The outcome of any litigation is inherently uncertain. Based on our current knowledge we believe that the final outcome of the matters discussed above will not likely, individually or in the aggregate, have a material adverse effect on our business, financial position, results of operations or cash flows; however, in light of the uncertainties involved in such matters, there can be no assurance that the outcome of each case or the costs of litigation, regardless of outcome, will not have a material adverse effect on our business. In particular, rate court proceedings could take years to complete, could be very costly and may result in royalty rates that are materially less favorable than rates we currently pay.
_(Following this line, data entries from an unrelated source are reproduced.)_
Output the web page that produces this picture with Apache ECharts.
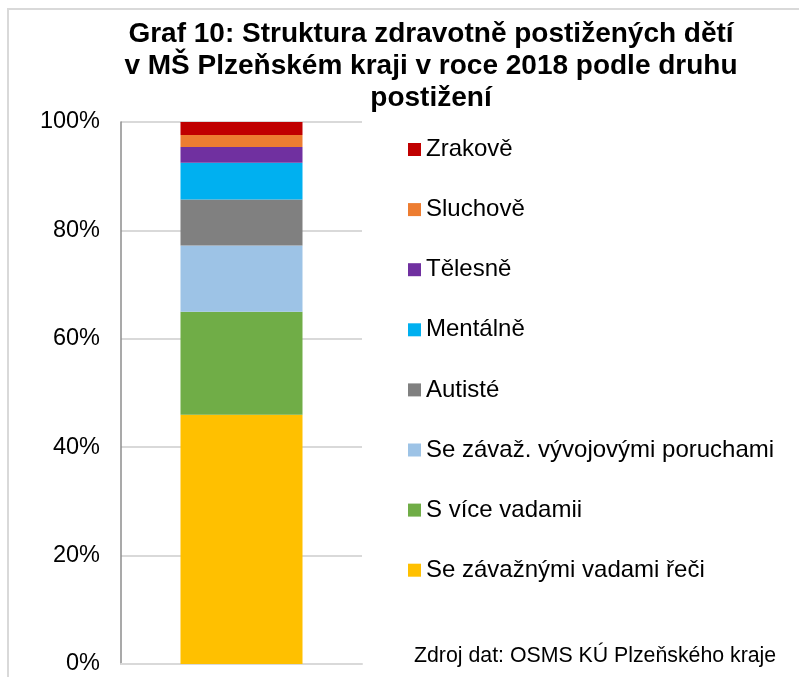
<!DOCTYPE html>
<html>
<head>
<meta charset="utf-8">
<script src="https://cdn.jsdelivr.net/npm/echarts@6/dist/echarts.min.js"></script>
<style>
html,body{margin:0;padding:0;background:#fff;}
#chart{width:799px;height:677px;}
</style>
</head>
<body>
<div id="chart"></div>
<script>
// Data (bottom to top of stack)
const categories = ['2018'];
const seriesNames = ['Se závažnými vadami řeči', 'S více vadamii', 'Se závaž. vývojovými poruchami', 'Autisté', 'Mentálně', 'Tělesně', 'Sluchově', 'Zrakově'];
const seriesValues = [46.0, 19.0, 12.2, 8.5, 6.8, 2.9, 2.2, 2.4];
const seriesColors = ['#FFC000', '#70AD47', '#9DC3E6', '#808080', '#00B0F0', '#7030A0', '#ED7D31', '#C00000'];
const yTicks = [0, 20, 40, 60, 80, 100];
const titleText = 'Graf 10: Struktura zdravotně postižených dětí\nv MŠ Plzeňském kraji v roce 2018 podle druhu\npostižení';
const sourceText = 'Zdroj dat: OSMS KÚ Plzeňského kraje';

const FONT = '"Liberation Sans", Arial, sans-serif';
const chart = echarts.init(document.getElementById('chart'), null, {renderer: 'canvas'});

const series = seriesNames.map((name, i) => ({
  name: name,
  type: 'bar',
  stack: 'total',
  barWidth: 122,
  data: [seriesValues[i]],
  itemStyle: {color: seriesColors[i]},
  emphasis: {disabled: true}
}));

chart.setOption({
  animation: false,
  backgroundColor: '#ffffff',
  title: {
    text: titleText,
    left: 431,
    top: 18,
    padding: 0,
    textAlign: 'center',
    textStyle: {fontFamily: FONT, fontSize: 28, fontWeight: 'bold', color: '#000', lineHeight: 32}
  },
  grid: {left: 121, right: 437, top: 122, bottom: 13, containLabel: false},
  legend: {
    orient: 'vertical',
    left: 408,
    top: 137.5,
    padding: 0,
    itemWidth: 13,
    itemHeight: 13,
    itemGap: 36.1,
    icon: 'rect',
    data: seriesNames.slice().reverse(),
    textStyle: {fontFamily: FONT, fontSize: 24, color: '#000'},
    selectedMode: false
  },
  xAxis: {
    type: 'category',
    data: categories,
    axisLine: {show: true, lineStyle: {color: '#d9d9d9', width: 2}},
    axisTick: {show: false},
    axisLabel: {show: false}
  },
  yAxis: {
    type: 'value',
    min: yTicks[0],
    max: yTicks[yTicks.length - 1],
    interval: 20,
    axisLine: {show: true, lineStyle: {color: '#8c8c8c', width: 1.5}},
    axisTick: {show: false},
    axisLabel: {margin: 21, fontFamily: FONT, fontSize: 23.5, color: '#000', formatter: '{value}%'},
    splitLine: {show: true, lineStyle: {color: '#d9d9d9', width: 2}}
  },
  graphic: [
    {type: 'rect', shape: {x: 8, y: 9, width: 900, height: 900}, style: {fill: 'none', stroke: '#d9d9d9', lineWidth: 2}, silent: true, z: -1},
    {type: 'text', left: 414, top: 646, style: {text: sourceText, fontFamily: FONT, fontSize: 21.3, fill: '#000'}}
  ],
  series: series
});
</script>
</body>
</html>
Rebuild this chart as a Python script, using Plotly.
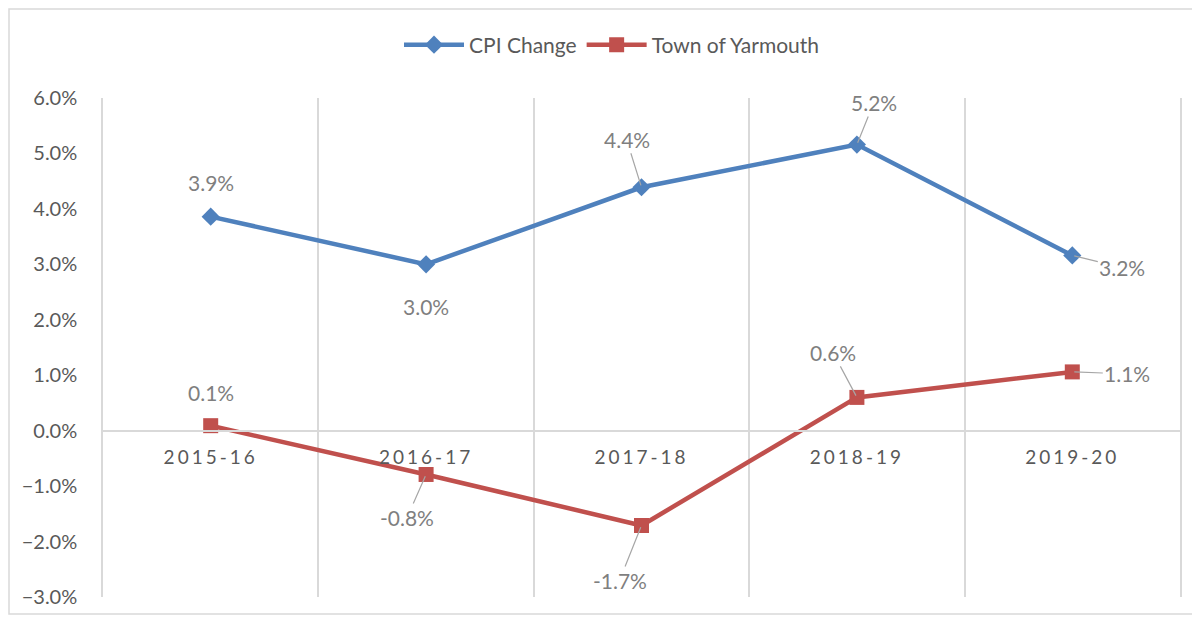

Indemnification Agreements, Guarantees and Contingencies
In the ordinary course of business, we are party to certain contractual agreements under which we may provide indemnifications of varying scope, terms and duration to customers, vendors, lessors, business partners and other parties with respect to certain matters, including, but not limited to, losses arising out of breach of such agreements, services to be provided by us or from intellectual property infringement claims made by third parties. In addition, we have entered into indemnification agreements with directors and certain officers and employees that will require us, among other things, to indemnify them against certain liabilities that may arise by reason of their status or service as directors, officers or employees. Such indemnification provisions are accounted for in accordance with guarantor’s accounting and disclosure requirements for guarantees, including indirect guarantees of indebtedness of others. To date, we have not incurred, do not anticipate incurring and therefore have not accrued for, any costs related to such indemnification provisions.
While the outcome of these matters cannot be predicted with certainty, we do not believe that the outcome of any claims under indemnification arrangements will have a material adverse effect on our financial position, results of operations or cash flows.